Dem Älterwerden, Größerwerden, Erwachsenwerden, Anderswerden, noch Älterwerden, dem Wachsen an der Zeit, dem Verletztwerden durch die Zeit. Die Schauspieler, die das so toll spielen, werden im Verlauf der gut zweieinhalb Stunden, die Boyhood dauert, ja tatsächlich zwölf Jahre älter. Aus einem sechsjährigen Jungen wird ein 18-Jähriger, der von zu Hause auszieht. Aus seiner achtjährigen Schwester eine junge Frau. Aus einer jungen Mutter eine geschiedene Frau, der die Liebe zwar weh getan hat, die aber trotzdem entschieden weiterliebt. Aus einem jungen, sich gegen das Solidesein wehrenden Vater einer, der doch noch die Kurve kriegt. Dieses Älter- und Anderswerden ist es, was an Richard Linklaters Film nicht nur Film, sondern Leben ist. Was einem sofort alle möglichen Fragen in den Kopf und ins Herz treibt: Wie wird mein Kind sein, in zwölf Jahren? Wie werde ich sein, in zwölf Jahren? Wie kann die Zeit bloß so schnell vergehen? Wo ist die Pausetaste, wenn man sie braucht? Wie kriegt man es hin, sich nicht kleinkriegen zu lassen? Und wie schafft man es, den Moment öfter mal im Moment zu sehen, statt später, hinterher, beim Zurückschauen?

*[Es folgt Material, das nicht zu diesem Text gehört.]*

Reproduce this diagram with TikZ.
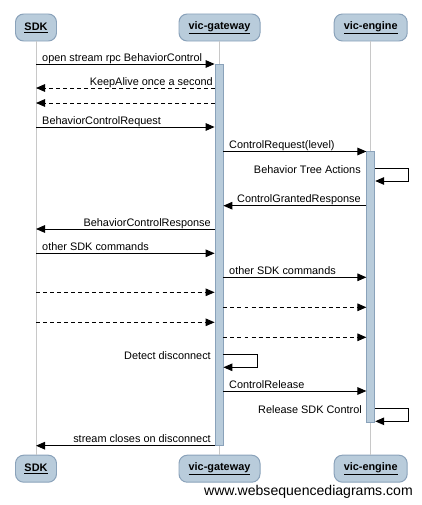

Was ich auch mochte: Wie ernst Linklater die Kindheit und Zeit als Teenager nimmt. Mit welcher Wärme und Genauigkeit er sie betrachtet. Die Verzweiflung darüber, dass die eigenen Eltern einen so wenig verstehen. Das Erstaunen, wenn die eigenen Eltern einen wirklich verstehen. Die Verbundenheit zu Geschwistern, die man manchmal zum Mond schießen könnte. Die Frustration darüber, jemand zu sein, für den Entscheidungen getroffen werden (selten die, die man selbst getroffen hätte). Die Grausamkeit, dem Leben der Eltern hinterher ziehen zu müssen, in eine neue Stadt, eine neue Schule, eine neue Nachbarschaft. Der Augenblick, in dem man weiß: Jetzt hat man sich verknallt, zum ersten Mal, so richtig. Der Augenblick, in dem man weiß: Das war es jetzt mit der ersten Liebe, für immer war nicht für ewig. Die Wut auf sich selbst und das verdammte Unvermögen, die Dinge so auszusprechen, wie man sie fühlt und denkt. Die Aufregung, wenn man etwas gefunden hat, das man wirklich gerne tut, wirklich liebt.

Am Ende dann dieser Moment, in dem man diesem Jungen und seiner Mutter zusieht und beiden so gut nachfühlen kann. Da ist der Junge, der erwachsen geworden ist und von zu Hause auszieht (ich erinnere mich noch so gut an den Tag, als ich mit meinem Bruder in eine WG zog, die Tür zur neuen Wohnung öffnete, unserer eigenen Wohnung, Tag eins einer neuen Zeitrechnung). Und die Mutter, die am Küchentisch sitzt und nicht weinen will, aber auch nicht nicht weinen kann, während sie ihrem Kind, das ein Erwachsener geworden ist, beim Packen zusieht, bis es sich umdreht und geht (ich möchte mir diesen Tag lieber nicht vorstellen).

Es ist vielleicht das Einzige, das ich an Boyhood schrecklich fand. Dass er dann doch zu Ende ging.